Yin was at the forefront of a trend in which educated economists end up teaching at business schools.
Her academic research and teaching career focused on the type of industrial organization (i.e. the structure of actors in an industry) that arises from innovation in technology, which can change the structure by changing the costs of entry and transactions in that industry.
“Any new innovation will create this new way in which economic actors interact,” Yin said of the concept of industrial organization. “What players are emerging? What new technologies are spawned from the original technology? How do industries now interact? How do buyers and sellers interact?”
While teaching technology strategy at MIT, Yin noticed an industrial organization emerging around cell phones and apps after the introduction of the smartphone in 2007. The moment had echoes from the early days of online auctions. Intrigued, she began studying the mobile app economy from her office in Cambridge.

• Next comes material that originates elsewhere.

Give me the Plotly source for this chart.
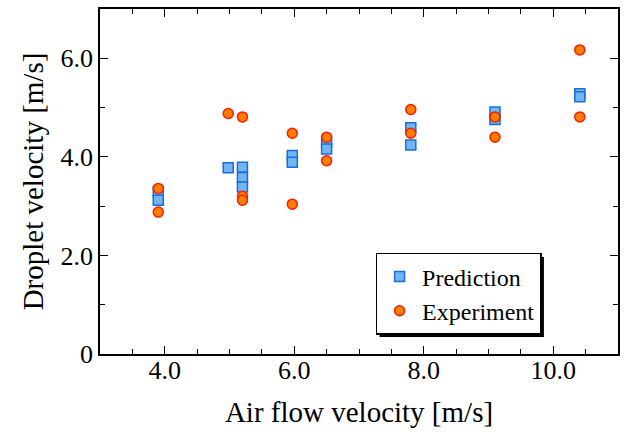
import plotly.graph_objects as go

# Data
pred_x = [3.9, 3.9, 4.98, 5.2, 5.2, 5.2, 5.97, 5.97, 6.5, 6.5, 7.8, 7.8, 9.1, 9.1, 10.41, 10.41]
pred_y = [3.29, 3.12, 3.78, 3.79, 3.58, 3.39, 4.03, 3.89, 4.31, 4.16, 4.59, 4.24, 4.91, 4.76, 5.28, 5.22]
exp_x = [3.9, 3.9, 4.98, 5.2, 5.2, 5.2, 5.97, 5.97, 6.5, 6.5, 7.8, 7.8, 9.1, 9.1, 10.41, 10.41]
exp_y = [3.36, 2.88, 4.88, 4.81, 3.20, 3.12, 4.48, 3.04, 4.40, 3.92, 4.96, 4.48, 4.81, 4.40, 6.17, 4.81]

x_tickvals = [4, 6, 8, 10]
x_ticktext = ["4.0", "6.0", "8.0", "10.0"]
y_tickvals = [0, 2, 4, 6]
y_ticktext = ["0", "2.0", "4.0", "6.0"]

FONT = "Liberation Serif"

fig = go.Figure()
fig.add_trace(go.Scatter(
    x=pred_x, y=pred_y, mode="markers", name="Prediction",
    marker=dict(symbol="square", size=10, color="#70b6f4",
                line=dict(color="#1a6ed4", width=1.5)),
))
fig.add_trace(go.Scatter(
    x=exp_x, y=exp_y, mode="markers", name="Experiment",
    marker=dict(symbol="circle", size=10, color="#ff8000",
                line=dict(color="#ff1a00", width=1.5)),
))

axis_common = dict(
    showline=True, linecolor="black", linewidth=1.5, mirror="allticks",
    ticks="inside", ticklen=8, tickwidth=1.2, tickcolor="black",
    showgrid=False, zeroline=False,
    tickfont=dict(family=FONT, size=26, color="black"),
)

fig.update_xaxes(
    range=[3, 11], tickvals=x_tickvals, ticktext=x_ticktext,
    minor=dict(dtick=0.5, ticks="inside", ticklen=5, tickwidth=1.2, tickcolor="black", showgrid=False),
    title=dict(text="Air flow velocity [m/s]", font=dict(family=FONT, size=29, color="black"), standoff=18),
    ticklabelstandoff=-8,
    **axis_common,
)
fig.update_yaxes(
    range=[0, 7], tickvals=y_tickvals, ticktext=y_ticktext,
    minor=dict(dtick=1, ticks="inside", ticklen=5, tickwidth=1.2, tickcolor="black", showgrid=False),
    title=dict(text="Droplet velocity [m/s]", font=dict(family=FONT, size=29, color="black"), standoff=8),
    **axis_common,
)

# legend shadow (offset down-right behind the legend box)
fig.add_shape(type="rect", xref="paper", yref="paper",
              x0=0.5396, x1=0.857, y0=0.0493, y1=0.281,
              fillcolor="black", line=dict(width=0), layer="above")

fig.update_layout(
    width=624, height=436,
    margin=dict(l=100, r=4, t=9, b=82),
    plot_bgcolor="white", paper_bgcolor="white",
    font=dict(family=FONT, color="black"),
    showlegend=True,
    legend=dict(x=0.532, y=0.293, xanchor="left", yanchor="top",
                bgcolor="white", bordercolor="black", borderwidth=1.5,
                font=dict(family=FONT, size=24, color="black"),
                itemwidth=35, tracegroupgap=0),
)

fig.write_html("out.html")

“The beginning of that whole industry was literally in South San Francisco, not even in the Bay Area,” she said. “All these little startups found these little, little offices and did their thing. And I really wanted to be closer to the action.”
The desire to be at the center of the burgeoning mobile computing industry led her back to Stanford, where she co-founded the Mobile Innovation Group with another of her former advisors, economist Tim Bresnahan. Yin’s research focused on entrepreneurship in the mobile app industry as it emerged and evolved with competing mobile services.
This line of research led to a greater focus on entrepreneurship, which she taught at USC from 2016 until she started at Amazon.
While at USC, Yin helped create a required course for the MBA program on critical thinking. The curriculum is centered on helping students deal with ambiguity—how to make progress in the face of uncertainty. Her former students, now at Amazon, tell her they regularly apply lessons from the course, such as taking a few minutes to ask another question about a problem, to advance their thinking.
“That was the spirit of the class,” she said. “What are these little tools that you might think of as little interventions that aren’t going to think optimally, but will get you thinking better? So, when you practice those skills, you’re going to get faster and better and eventually develop that muscle.”
“As a teacher, Pai-Ling allowed her students to think outside the box—each answer begets a new question, and good solutions often come by probing wider and deeper,” said Darren Setiawan, a senior product manager at Amazon who was Yin’s student, teaching assistant and research assistant at USC. “I particularly enjoyed her courses and often refer back to her framework when dealing with complex work and life decisions.”
Practice what you learn
When COVID-19 hit, Yin had been in academia for nearly two decades and was ready for a change. The opportunity to become a member of Amazon brought a chance to put her many years of training as an economist and researcher into practice. For example, she brings short- and long-term thinking to the problems her team is asked to solve.
“In the short term, the problem is, what is the cost-benefit analysis of the problem we’re facing now? But the world is dynamic and changing. You know the analysis has to be redone in a few years. How do we think about anticipating flexibility in the models we’re creating?” she explained.
The teacher in her also embraces ambiguity and looks forward to the next big problem her team solves, whatever that is.
“That’s the exciting part,” she said.
Solving this problem, she noted, will require collaboration between people with a wide range of expertise — economists, data scientists, psychologists, engineers and program managers. That’s why she recommends that young researchers learn to appreciate the world through multiple lenses: the lenses of their specific areas of expertise as well as the lenses of their peers and colleagues.
“You have expertise, and that’s wonderful,” she said, as if addressing a group of newly minted Ph.D.s. “But it is now your task to find out where you can contribute and where you want to learn from others. That approach will contribute to a richer life both socially and problem-solving.”